When This Size Makes Sense

A 315/70R17 fits the driver who wants a near-35 stance, extra axle clearance, and a broad footprint without jumping straight to a flotation tire on every build. It is a sweet spot for many half-ton and three-quarter-ton trucks with the right wheel and enough room around the body mount and liner.

It also makes sense for owners who want to stay in metric sizing because there is often a strong spread of all-terrain and mud-terrain choices in this size. You can shop by load range, tread style, and winter rating without getting boxed into only a few patterns.

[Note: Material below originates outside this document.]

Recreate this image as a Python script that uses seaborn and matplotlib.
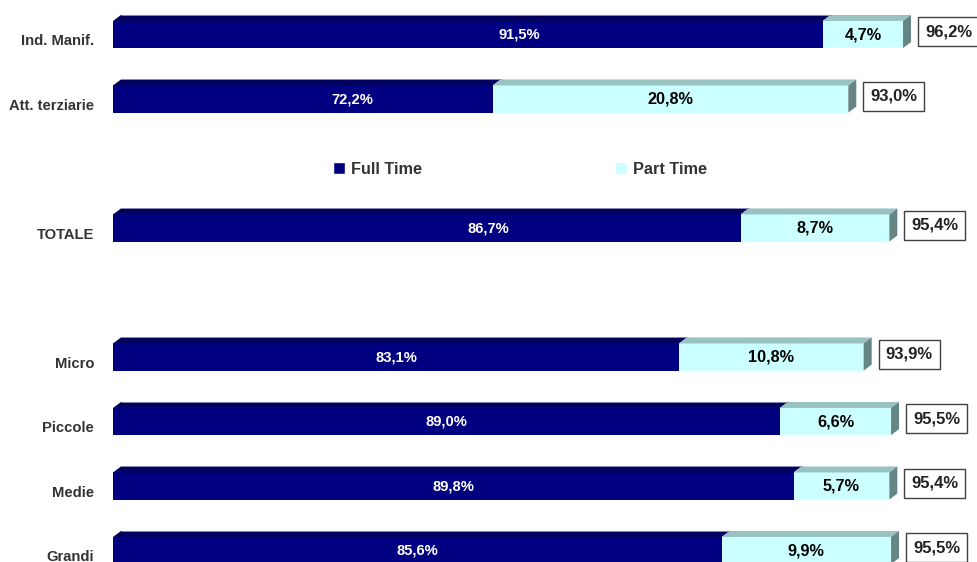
import pandas as pd
import seaborn as sns
import matplotlib.pyplot as plt
from matplotlib.patches import Polygon, Patch
from matplotlib.transforms import offset_copy, ScaledTranslation

# Data
categories = ["Ind. Manif.", "Att. terziarie", "TOTALE", "Micro", "Piccole", "Medie", "Grandi"]
full_time = [91.5, 72.2, 86.7, 83.1, 89.0, 89.8, 85.6]
part_time = [4.7, 20.8, 8.7, 10.8, 6.6, 5.7, 9.9]
totals = [96.2, 93.0, 95.4, 93.9, 95.5, 95.4, 95.5]

# row order, with blank rows for the legend and the gap
order = ["Ind. Manif.", "Att. terziarie", " ", "TOTALE", "  ", "Micro", "Piccole", "Medie", "Grandi"]

# horizontal nudge of the full-time labels (data units), as in the original
ft_label_shift = [3.0, 2.9, 3.6, 0, 0, 0, 0]

FT_COLOR = "#000080"
FT_TOP = "#00005e"
PT_COLOR = "#ccffff"
PT_TOP = "#99c2c2"
PT_SIDE = "#668585"
TEXT = "#333333"

df = pd.DataFrame({"cat": categories, "ft": full_time, "pt": part_time, "tot": totals})

sns.set_style("white")
plt.rcParams["font.family"] = ["Liberation Sans", "DejaVu Sans"]

fig = plt.figure(figsize=(9.78, 5.62), dpi=100)
ax = fig.add_axes([113 / 978, 0, 865 / 978, 1])

# stacked bars: total in part-time colour, full time drawn on top
sns.barplot(data=df, y="cat", x="tot", order=order, color=PT_COLOR, saturation=1,
            width=0.42, errorbar=None, orient="h", linewidth=0, ax=ax)
sns.barplot(data=df, y="cat", x="ft", order=order, color=FT_COLOR, saturation=1,
            width=0.42, errorbar=None, orient="h", linewidth=0, ax=ax)

ax.set_xlim(50, 50 + 865 / 17.1)
ax.set_ylim(8.178, -0.535)
sns.despine(ax=ax, left=True, bottom=True)
ax.set_xlabel("")
ax.set_ylabel("")
ax.set_xticks([])
ax.tick_params(axis="y", length=0, pad=13.5)
for lab in ax.get_yticklabels():
    lab.set_fontsize(10.6)
    lab.set_fontweight("bold")
    lab.set_color(TEXT)
    lab.set_transform(lab.get_transform() + ScaledTranslation(0, -5 / 100, fig.dpi_scale_trans))

# pixel -> data conversion for the 3D depth
p0 = ax.transData.transform((50, 0))
p1 = ax.transData.transform((51, 1))
ux = 1 / abs(p1[0] - p0[0])
uy = 1 / abs(p1[1] - p0[1])
dx, dy = 8 * ux, 6 * uy
x_left = ax.get_xlim()[0]


def top_face(x0, x1, ytop, color):
    pts = [(x0, ytop), (x1, ytop), (x1 + dx, ytop - dy), (x0 + dx, ytop - dy)]
    ax.add_patch(Polygon(pts, closed=True, facecolor=color, edgecolor="none", clip_on=False))


for i, row in df.iterrows():
    y = order.index(row["cat"])
    h = ax.containers[0].patches[0].get_height()
    ytop, ybot = y - h / 2, y + h / 2
    top_face(x_left, row["ft"], ytop, FT_TOP)
    top_face(row["ft"], row["tot"], ytop, PT_TOP)
    ax.plot([x_left + dx, row["ft"] + dx], [ytop - dy, ytop - dy], color="#8c8cb4", lw=0.7,
            solid_capstyle="butt", clip_on=False)
    side = [(row["tot"], ytop), (row["tot"] + dx, ytop - dy), (row["tot"] + dx, ybot - dy), (row["tot"], ybot)]
    ax.add_patch(Polygon(side, closed=True, facecolor=PT_SIDE, edgecolor="none", clip_on=False))

    ax.text((x_left + row["ft"]) / 2 + ft_label_shift[i], y, f"{row['ft']:.1f}%".replace(".", ","),
            ha="center", va="center", color="white", fontsize=10.6, fontweight="bold")
    ax.text((row["ft"] + row["tot"]) / 2, y, f"{row['pt']:.1f}%".replace(".", ","),
            ha="center", va="center", color="black", fontsize=11.7, fontweight="bold")
    ax.text(row["tot"], y, f"{row['tot']:.1f}%".replace(".", ","),
            transform=offset_copy(ax.transData, fig=fig, x=22, y=3, units="dots"),
            ha="left", va="center", color="#222222", fontsize=12, fontweight="bold", clip_on=False,
            bbox=dict(boxstyle="square,pad=0.42", facecolor="white", edgecolor="#404040", lw=1))

handles = [Patch(facecolor=FT_COLOR, label="Full Time"), Patch(facecolor=PT_COLOR, label="Part Time")]
leg = ax.legend(handles=handles, loc="center", bbox_to_anchor=(520 / 978, 1 - 169 / 562),
                bbox_transform=fig.transFigure, ncol=2, frameon=False,
                prop={"size": 11.7, "weight": "bold"}, handlelength=0.7, handleheight=0.75,
                handletextpad=0.37, columnspacing=11.9, labelcolor=TEXT)

fig.savefig("out.png", dpi=100)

Questions To Ask Before You Buy

  1. What is the real measured diameter of the exact tire model I want?
  2. What wheel width and offset will I run?
  3. Does my truck need trimming, a level, or a lift for this width?
  4. Will I regear or recalibrate the speedometer?
  5. Is the spare-tire location large enough for a mounted 315/70R17?

If you can answer those five points with confidence, this size is easy to judge. If not, the size can still work, but the tape measure and the spec sheet need a little more of your time before you order.

The Number Most Owners Want

A 315/70R17 tire is 34.36 inches tall by calculation, which most people round to 34.4 inches. That makes it a near-35 tire, not a full true 35. If your truck has enough room for the width and your gearing can live with the added diameter, it is a strong size for a fuller stance and more clearance without taking the next jump up.